Photo by Aaron Burden on Unsplash
In 2011, after my friend’s mother died, my friend wanted more uncanny “contacts” with her mother, such as had already occurred. My friend was coming to Palo Alto to spend Christmas with me. As crazy as it seemed, as a gift, I tried to find someone in the area with a reputation as a clairvoyant who could help my friend.
I had heard ads on the radio for Sofia University, where they teach transpersonal psychology. I called Sofia and, embarrassed, asked whether they knew of anyone who might be able to do that. They said a student had recently obtained her PhD from them. She had come to Sofia to become more comfortable with the ability she had had since childhood to perceive dead people around her.
The University contact I spoke with told me that this person did clairvoyant readings and gave me her contact information. I decided to try her out before getting my friend a session with her as a gift. When I had my session, most of what she said didn’t seem that amazing to me. However, at the end, I brought out a very old piece of note paper folded in half. I didn’t let her see the writing on it, which was on the inside.
She held the piece of paper between her hands and went into a trance. She told me that she saw a room with a tall man sitting at a desk in a rolling chair. A cat and a dog sat at his feet. He had curly brown hair, a mustache, and glasses. He was writing and concentrating very seriously, and he had his arm around the piece of paper as if he wouldn’t let her see it. There was something on the wall in front of him with strange markings on it. She said, “This is a love note, and there were more.”

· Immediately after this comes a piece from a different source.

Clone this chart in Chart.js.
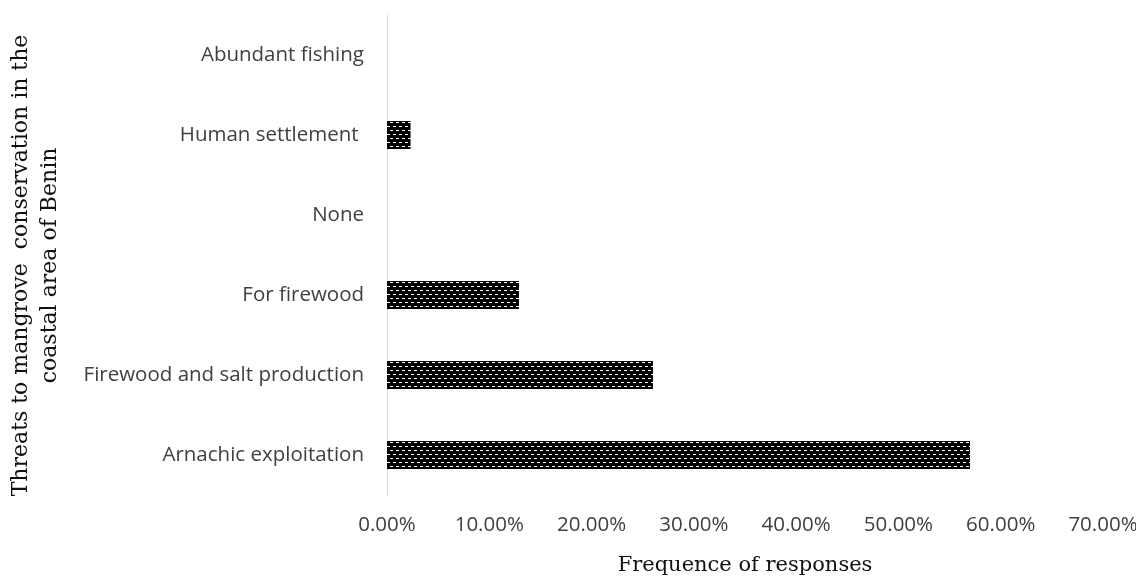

This dumbfounded me, because the note was one that had come down through the family to me from my Swedish-Finnish great grandmother, with neither of the two previous possessors understanding what it said. The top part of the note, a poem of longing in a rural dialect of Finnish, was translated by a Finnish friend of a friend. The bottom part of the note was in a code.
I found a professor of cryptography at the Aalto University in Finland who kindly decoded and translated it for me. It was a poem about parting and memory and was signed. I looked at census records from when my great grandmother lived in the Black Hills and found this man’s name recorded as him having lived there when she did, but I haven’t been able to find a photo of him. I’d love to know whether his physical description matched. I don’t know if the strange marks she saw matched the code.
As for my friend, by Christmastime, she was no longer interested in trying to contact her mother.